A run of records ::
##############################

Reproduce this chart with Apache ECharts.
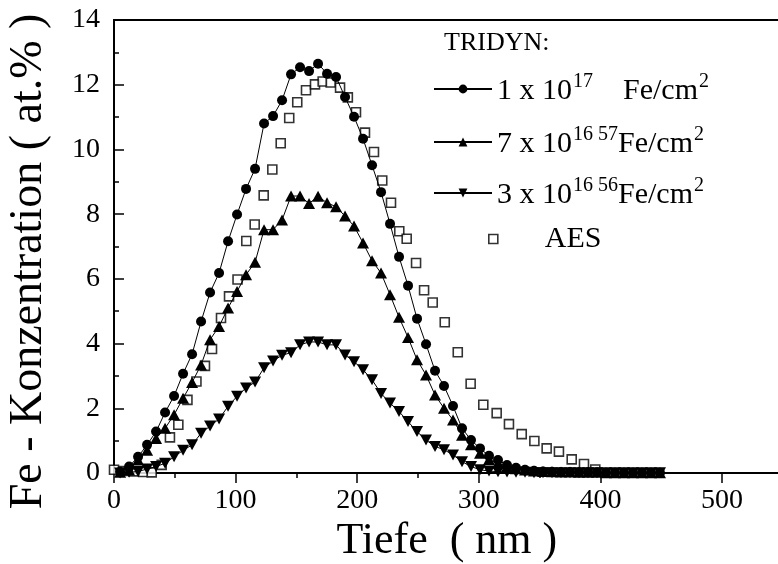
<!DOCTYPE html>
<html>
<head>
<meta charset="utf-8">
<script src="https://cdn.jsdelivr.net/npm/echarts@6/dist/echarts.min.js"></script>
<style>
  html, body { margin: 0; padding: 0; background: #fff; }
  #chart { width: 778px; height: 564px; }
</style>
</head>
<body>
<div id="chart"></div>
<script>
// TRIDYN depth grid (nm), shared by the three simulated profiles
const depth = [5, 12.4, 19.8, 27.2, 34.6, 42, 49.4, 56.8, 64.2, 71.6,
  79, 86.4, 93.8, 101.2, 108.6, 116, 123.4, 130.8, 138.2, 145.6,
  153, 160.4, 167.8, 175.2, 182.6, 190, 197.4, 204.8, 212.2, 219.6,
  227, 234.4, 241.8, 249.2, 256.6, 264, 271.4, 278.8, 286.2, 293.6,
  301, 308.4, 315.8, 323.2, 330.6, 338, 345.4, 352.8, 360.2, 367.6,
  375, 382.4, 389.8, 397.2, 404.6, 412, 419.4, 426.8, 434.2, 441.6,
  449];

// 1 x 10^17 Fe/cm^2 (at.%)
const fe17 = [0.04, 0.2, 0.5, 0.87, 1.28, 1.87, 2.38, 3.07, 3.67, 4.68,
  5.58, 6.18, 7.16, 7.99, 8.78, 9.4, 10.8, 11.03, 11.52, 12.32,
  12.54, 12.42, 12.65, 12.34, 12.24, 11.62, 11.01, 10.33, 9.51, 8.68,
  7.7, 6.68, 5.79, 4.77, 3.98, 3.16, 2.69, 2.07, 1.38, 1.02,
  0.76, 0.53, 0.4, 0.25, 0.16, 0.1, 0.07, 0.05, 0.04, 0.03,
  0.03, 0.02, 0.02, 0.02, 0.01, 0.01, 0.01, 0.01, 0.01, 0.01,
  0.01];

// 7 x 10^16 57Fe/cm^2 (at.%)
const fe57 = [0.02, 0.09, 0.4, 0.7, 1.07, 1.38, 1.8, 2.31, 2.8, 3.34,
  4.12, 4.53, 5.1, 5.61, 6.13, 6.51, 7.52, 7.52, 7.82, 8.56,
  8.56, 8.33, 8.55, 8.35, 8.23, 7.94, 7.63, 7.11, 6.56, 6.18,
  5.51, 4.81, 4.19, 3.5, 3.03, 2.41, 2.0, 1.64, 1.17, 0.87,
  0.61, 0.42, 0.3, 0.2, 0.13, 0.09, 0.06, 0.05, 0.04, 0.03,
  0.03, 0.02, 0.02, 0.02, 0.01, 0.01, 0.01, 0.01, 0.01, 0.01,
  0.01];

// 3 x 10^16 56Fe/cm^2 (at.%)
const fe56 = [0, 0.02, 0.05, 0.12, 0.2, 0.3, 0.5, 0.7, 0.87, 1.23,
  1.45, 1.67, 2.06, 2.37, 2.63, 2.81, 3.25, 3.46, 3.64, 3.72,
  3.96, 4.05, 4.05, 3.96, 3.96, 3.65, 3.44, 3.19, 2.88, 2.46,
  2.16, 1.9, 1.59, 1.28, 1.02, 0.82, 0.72, 0.56, 0.35, 0.2,
  0.1, 0.06, 0.04, 0.03, 0.02, 0.02, 0.01, 0.01, 0.01, 0.01,
  0.01, 0.01, 0.01, 0.01, 0.01, 0.01, 0.01, 0.01, 0.01, 0.01,
  0.01];

// AES measurement
const aesDepth = [0, 8, 16, 24, 31, 39.2, 46, 52.9, 60.4, 67.8,
  74.8, 80.6, 88, 94.6, 101.6, 108.8, 115.7, 123.1, 130.2, 137.1,
  144.1, 150.7, 157.9, 165.3, 171.6, 178.2, 185.9, 192.3, 199, 206.4,
  213.8, 220.6, 227.8, 234.6, 240.7, 248.4, 255, 262.1, 272, 282.7,
  293.3, 303.7, 314.7, 324.8, 335.3, 345.7, 355.8, 365.9, 376.4, 386.5,
  395.8];
const aesConc = [0.1, 0.06, 0.05, 0.03, 0.02, 0.25, 1.1, 1.49, 2.26, 2.83,
  3.31, 3.83, 4.79, 5.46, 5.98, 7.17, 7.68, 8.58, 9.38, 10.19,
  10.97, 11.46, 11.83, 12.01, 12.1, 12.07, 11.91, 11.61, 11.15, 10.52,
  9.92, 9.04, 8.35, 7.47, 7.24, 6.49, 5.65, 5.27, 4.66, 3.73,
  2.76, 2.11, 1.85, 1.51, 1.2, 0.99, 0.76, 0.66, 0.42, 0.28,
  0.11];

const xTicks = [0, 100, 200, 300, 400, 500];
const yTicks = [0, 2, 4, 6, 8, 10, 12, 14];

const FONT = 'Liberation Serif';

function pairs(xs, ys) {
  return xs.map((x, i) => [x, ys[i]]);
}

// legend label texts with superscripts
const legendText = {
  'fe17': '{m|1 x 10}{s|17}{m|    Fe/cm}{s|2}',
  'fe57': '{m|7 x 10}{s|16 57}{m|Fe/cm}{s|2}',
  'fe56': '{m|3 x 10}{s|16 56}{m|Fe/cm}{s|2}',
  'aes': '{a|AES}'
};

const richStyles = {
  m: { fontFamily: FONT, fontSize: 30, color: '#000', lineHeight: 34, verticalAlign: 'bottom' },
  s: { fontFamily: FONT, fontSize: 20, color: '#000', lineHeight: 34, verticalAlign: 'top', padding: [0, 0, 0, 1] },
  a: { fontFamily: FONT, fontSize: 30, color: '#000', lineHeight: 34, padding: [0, 0, 0, 42] }
};

function lineLegend(name, top) {
  return {
    data: [name],
    orient: 'vertical',
    left: 433,
    top: top,
    padding: 0,
    itemWidth: 58,
    itemHeight: 11,
    formatter: n => legendText[n],
    textStyle: { rich: richStyles }
  };
}

const chart = echarts.init(document.getElementById('chart'), null, { renderer: 'canvas' });

const option = {
  animation: false,
  backgroundColor: '#fff',
  textStyle: { fontFamily: FONT, color: '#000' },
  grid: {
    left: 114,
    top: 20,
    height: 453,
    width: 729.6,
    outerBoundsMode: 'none',
    containLabel: false,
    show: true,
    borderColor: '#000',
    borderWidth: 2,
    backgroundColor: 'transparent'
  },
  title: {
    text: 'TRIDYN:',
    left: 444,
    top: 30,
    padding: 0,
    textStyle: { fontFamily: FONT, fontSize: 26, fontWeight: 'normal', color: '#000' }
  },
  legend: [
    lineLegend('fe17', 72),
    lineLegend('fe57', 125),
    lineLegend('fe56', 176),
    {
      data: [{ name: 'aes', icon: 'rect', itemStyle: { color: '#fff', borderColor: '#000', borderWidth: 1.6 } }],
      left: 488,
      top: 224,
      padding: 0,
      itemWidth: 9,
      itemHeight: 9,
      formatter: n => legendText[n],
      textStyle: { rich: richStyles }
    }
  ],
  xAxis: {
    type: 'value',
    min: 0,
    max: 600,
    interval: 100,
    name: 'Tiefe  ( nm )',
    nameLocation: 'middle',
    nameGap: 46,
    nameTextStyle: { fontFamily: FONT, fontSize: 44, color: '#000', padding: [0, 64, 0, 0] },
    axisLine: { show: true, onZero: false, lineStyle: { color: '#000', width: 2 } },
    axisTick: { show: true, inside: false, length: 10, lineStyle: { color: '#000', width: 1.5 } },
    minorTick: { show: true, splitNumber: 2, length: 5, lineStyle: { color: '#000', width: 1.5 } },
    splitLine: { show: false },
    axisLabel: {
      fontFamily: FONT, fontSize: 28, color: '#000', margin: 14,
      formatter: v => (xTicks.indexOf(v) >= 0 ? String(v) : '')
    }
  },
  yAxis: {
    type: 'value',
    min: 0,
    max: 14,
    interval: 2,
    name: 'Fe - Konzentration ( at.% )',
    nameLocation: 'middle',
    nameRotate: 90,
    nameGap: 62,
    nameTextStyle: { fontFamily: FONT, fontSize: 46, color: '#000', padding: [0, 30, 0, 0] },
    axisLine: { show: true, lineStyle: { color: '#000', width: 2 } },
    axisTick: { show: true, inside: true, length: 10, lineStyle: { color: '#000', width: 1.5 } },
    minorTick: { show: true, splitNumber: 2, length: 5, lineStyle: { color: '#000', width: 1.5 } },
    splitLine: { show: false },
    axisLabel: {
      fontFamily: FONT, fontSize: 28, color: '#000', margin: 14,
      formatter: v => (yTicks.indexOf(v) >= 0 ? String(v) : '')
    }
  },
  series: [
    {
      name: 'fe17',
      type: 'line',
      data: pairs(depth, fe17),
      symbol: 'circle',
      symbolSize: 10,
      itemStyle: { color: '#000' },
      lineStyle: { color: '#000', width: 1 }
    },
    {
      name: 'fe57',
      type: 'line',
      data: pairs(depth, fe57),
      symbol: 'triangle',
      symbolSize: [12, 11],
      itemStyle: { color: '#000' },
      lineStyle: { color: '#000', width: 1 }
    },
    {
      name: 'fe56',
      type: 'line',
      data: pairs(depth, fe56),
      symbol: 'triangle',
      symbolRotate: 180,
      symbolSize: [12, 11],
      itemStyle: { color: '#000' },
      lineStyle: { color: '#000', width: 1 }
    },
    {
      name: 'aes',
      type: 'scatter',
      data: pairs(aesDepth, aesConc),
      symbol: 'rect',
      symbolSize: 9,
      itemStyle: { color: '#fff', borderColor: '#000', borderWidth: 1.6 }
    }
  ]
};

chart.setOption(option);
</script>
</body>
</html>
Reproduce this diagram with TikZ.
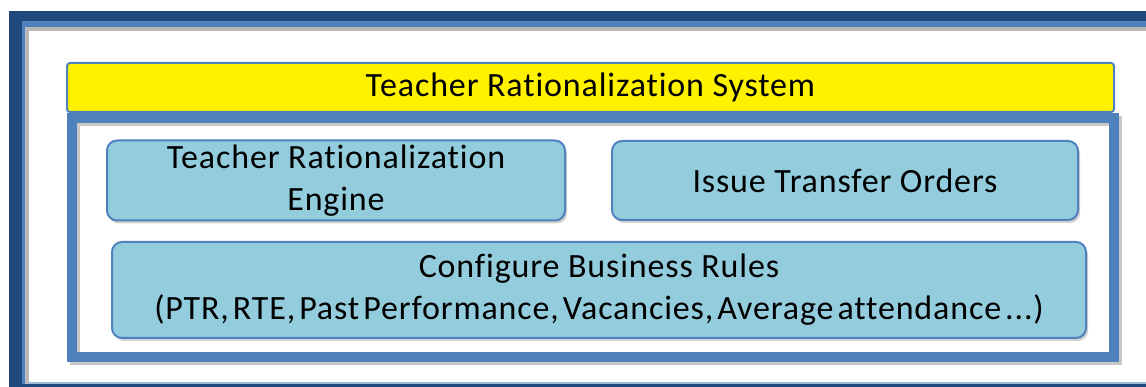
\documentclass[tikz,border=0pt]{standalone}
\usepackage{fontspec}
\setmainfont{Carlito}[Ligatures=NoCommon, LetterSpace=2.5]
\usetikzlibrary{shadows}

\definecolor{frameblue}{HTML}{1F497D}
\definecolor{accent}{HTML}{4F81BD}
\definecolor{boxfill}{HTML}{93CDDD}

\tikzset{
  modbox/.style={draw=accent, line width=2pt, fill=boxfill, rounded corners=10pt,
    align=center, inner sep=0pt,
    drop shadow={shadow xshift=2pt, shadow yshift=-3pt, opacity=0.18, fill=black}},
  titlebar/.style={draw=accent, line width=2pt, fill=yellow, rounded corners=3pt,
    inner sep=0pt}
}

\begin{document}
\begin{tikzpicture}[x=1pt, y=-1pt, font=\fontsize{34}{42}\selectfont]
    \useasboundingbox (0,0) rectangle (1146,387);
    % outer frame
    \fill[frameblue] (9,11) rectangle (1160,400);
    \fill[accent] (22,21) rectangle (1150,384);
    \fill[black!28] (25,27) rectangle (1148,384);
    \fill[white] (29,31) rectangle (1146,382);
    \fill[accent!55] (29,382) rectangle (1146,384);
    % container
    \draw[black!22, line width=10pt] (75,121) rectangle (1117,360);
    \draw[accent, line width=10pt] (72,118) rectangle (1114,357);
    \node[titlebar, minimum width=1047, minimum height=49] (title) at (590.5,87.5)
        {Teacher Rationalization System};
    \node[modbox, minimum width=458, minimum height=80] (engine) at (336,180.5)
        {Teacher Rationalization\\Engine};
    \node[modbox, minimum width=466, minimum height=79] (orders) at (845,180.5)
        {Issue Transfer Orders};
    \node[modbox, minimum width=974, minimum height=96] (rules) at (599,290)
        {Configure Business Rules\\{\spaceskip=4pt (PTR, RTE, Past Performance, Vacancies, Average attendance ...)}};
\end{tikzpicture}
\end{document}
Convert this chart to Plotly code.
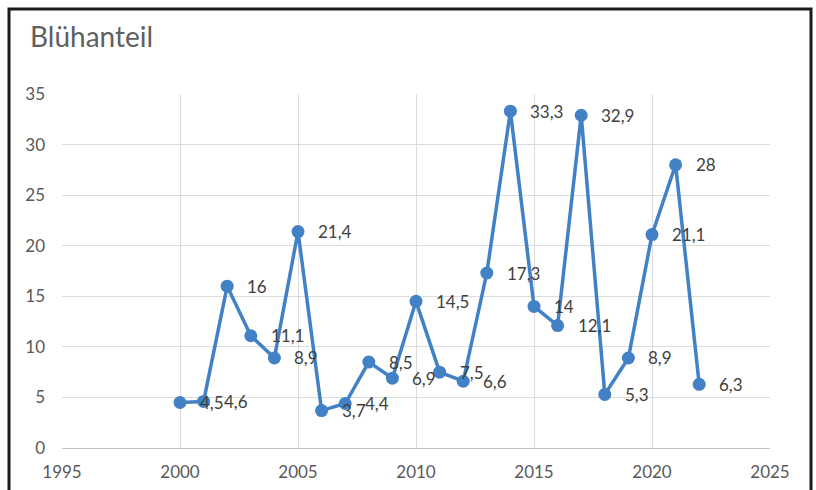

##############################

Copy every line in the entries above that has the string "Reproduce" in it.

Reproduce this chart with Apache ECharts.
Reproduce this diagram with TikZ.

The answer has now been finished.